And the interesting thing about studies with doubt your gut intuition is all of a sudden you get to lots of cases in which you say, “Oh, I’m just not sure. I’m just not sure what’s right.” And being unsure, I think, is the first step into getting things to get better because now you can start testing yourself, trying things in a different way, and maybe improve what we’re doing.

Hilary Hendershott: We have this whole unknown frontier, right? Could I get my workout done in 30 minutes instead of 60? And that would dramatically improve my life. Your website says, “I became engrossed with the idea that we repeatedly unpredictably make the wrong decisions in many aspects of our lives and that research could help change some of those patterns.” And you did talk about stock price anchoring, and I think that is one of the strangest things I hear people say is, “Well, I bought it at 100. It’s at 90 now. I’m going to wait for it to come back to 100 before I sell it.” What are some other wrong decisions you see people make with money?

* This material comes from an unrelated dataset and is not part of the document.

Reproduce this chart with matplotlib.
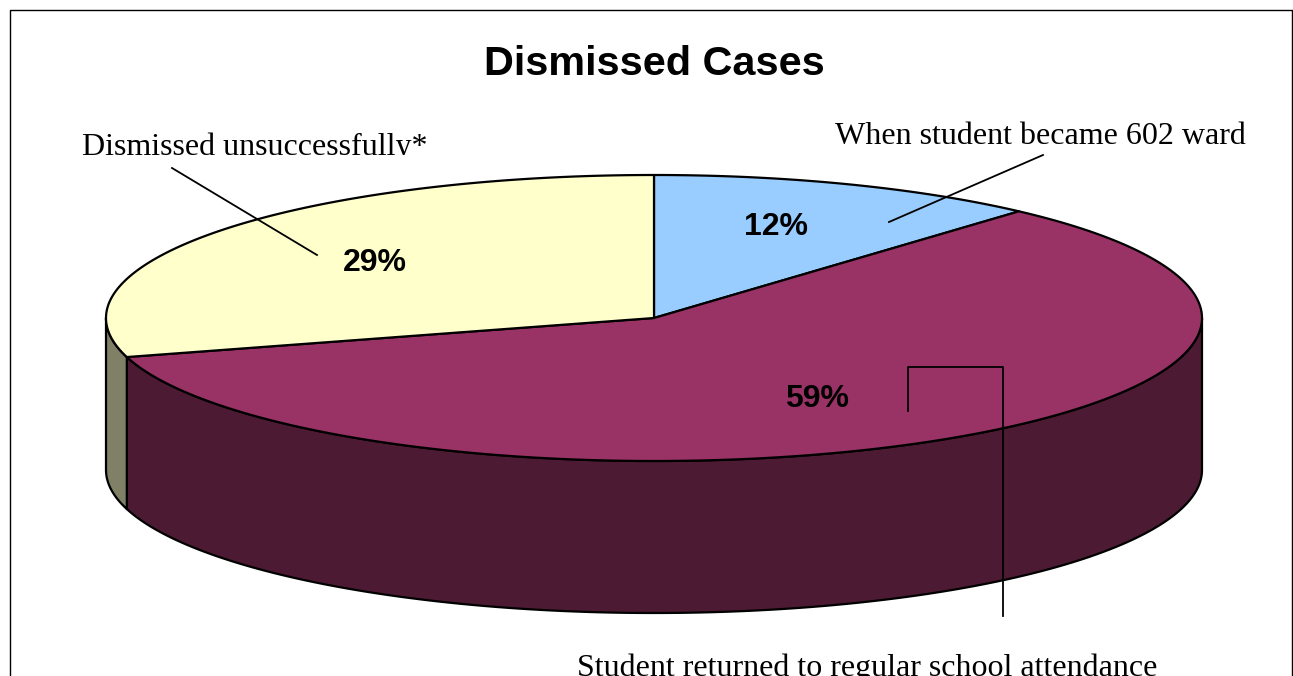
import numpy as np
import matplotlib
matplotlib.use('Agg')
import matplotlib.pyplot as plt
from matplotlib.patches import Polygon, Rectangle

title = 'Dismissed Cases'
categories = ['When student became 602 ward', 'Student returned to regular school attendance', 'Dismissed unsuccessfully*']
values = [11.6, 59.0, 29.4]
top_colors = ['#99CCFF', '#993366', '#FFFFCC']
side_colors = ['#4D6680', '#4D1A33', '#808066']

# pie geometry in pixels
cx, cy = 654, 318
rx, ry = 548, 143
depth = 152
lw = 1.6


def rim(a0, a1, drop=0):
    # angles in degrees, clockwise from the top of the pie
    a = np.radians(np.linspace(a0, a1, 200))
    return np.column_stack([cx + rx * np.sin(a), cy - ry * np.cos(a) + drop])


fig = plt.figure(figsize=(12.93, 6.76), dpi=100)
ax = fig.add_axes([0, 0, 1, 1])
ax.set_xlim(0, 1293)
ax.set_ylim(676, 0)
ax.axis('off')

# frame of the chart, runs off the bottom
ax.plot([10, 10, 1292, 1292], [676, 10, 10, 676], color='black', lw=1.0)

# side walls first, only the part facing the viewer
edges = np.cumsum([0] + values) * 360 / sum(values)
for i in range(len(values)):
    a0 = max(edges[i], 90)
    a1 = min(edges[i + 1], 270)
    if a1 <= a0:
        continue
    front = rim(a0, a1)
    back = rim(a0, a1, depth)[::-1]
    ax.add_patch(Polygon(np.vstack([front, back]), closed=True, fc=side_colors[i], ec='black', lw=lw, joinstyle='round'))

# top slices
for i in range(len(values)):
    pts = np.vstack([[cx, cy], rim(edges[i], edges[i + 1])])
    ax.add_patch(Polygon(pts, closed=True, fc=top_colors[i], ec='black', lw=lw, joinstyle='round'))

# percent labels
pct_x = [776, 817, 375]
pct_y = [227, 399, 263]
for v, x, y in zip(values, pct_x, pct_y):
    ax.text(x, y, f'{v:.0f}%', ha='center', va='center', fontsize=23, fontweight='bold', family='Liberation Sans', color='black')

ax.text(654, 64, title, ha='center', va='center', fontsize=29.8, fontweight='bold', family='Liberation Sans', color='black')

# leader lines
ax.plot([172, 317], [168, 255], color='black', lw=1.3)
ax.plot([1043, 889], [155, 222], color='black', lw=1.3)
ax.plot([908, 908, 1003, 1003], [411, 367, 367, 616], color='black', lw=1.3)

# slice names, the source cuts them off at the bottom of their boxes
label_x = [1040, 867, 255]
label_base = [144, 676, 155]
for name, x, y in zip(categories, label_x, label_base):
    t = ax.text(x, y, name, ha='center', va='baseline', fontsize=23, family='Liberation Serif', color='black')
    t.set_clip_path(Rectangle((0, 0), 1293, y, transform=ax.transData))
    t.set_clip_on(True)

plt.savefig('out.png', dpi=100)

Dan Ariely: Well, so first of all, before we go into money, if we think about just misery around the world, in general, it’s very easy to say that most of the misery in the world is manmade. From time to time, we have a tsunami. From time to time, we have some kind of disaster but most of the stuff we do to ourselves. I mean, we text and drive and we smoke and we hate.

Hilary Hendershott: Have insecurities.

Dan Ariely: Yes. I mean, just a lot of things like this and many of them are accelerating our mortality and making us very, very miserable. So, you look at it, it is just incredible how many bad decisions we make. And of course, texting and driving is another one that is very salient and common. Nevertheless, most people admit that they are doing it despite knowing that it’s really stupid. In terms of financial decision-making, there’s really a lot of them. And part of the problem, well, there’s a couple of problems. So, first of all, if you think about money and you ask, “What is money all about?” money is all about opportunity cost. Right? Every time we spend $3 on a cup of coffee, we don’t have these $3 to spend on something else. So, that’s the essence of money. We don’t have money for its own sake. It’s only for the use that we have in other things. But the problem is that because we can use money on lots and lots of different things, it is unclear what we’re giving up. So, imagine I ask you, would you prefer a cup of coffee or a cup of tea? You know which one it is. And you know if you take coffee, you give up tea. If you take tea, you give up coffee. It’s very clear.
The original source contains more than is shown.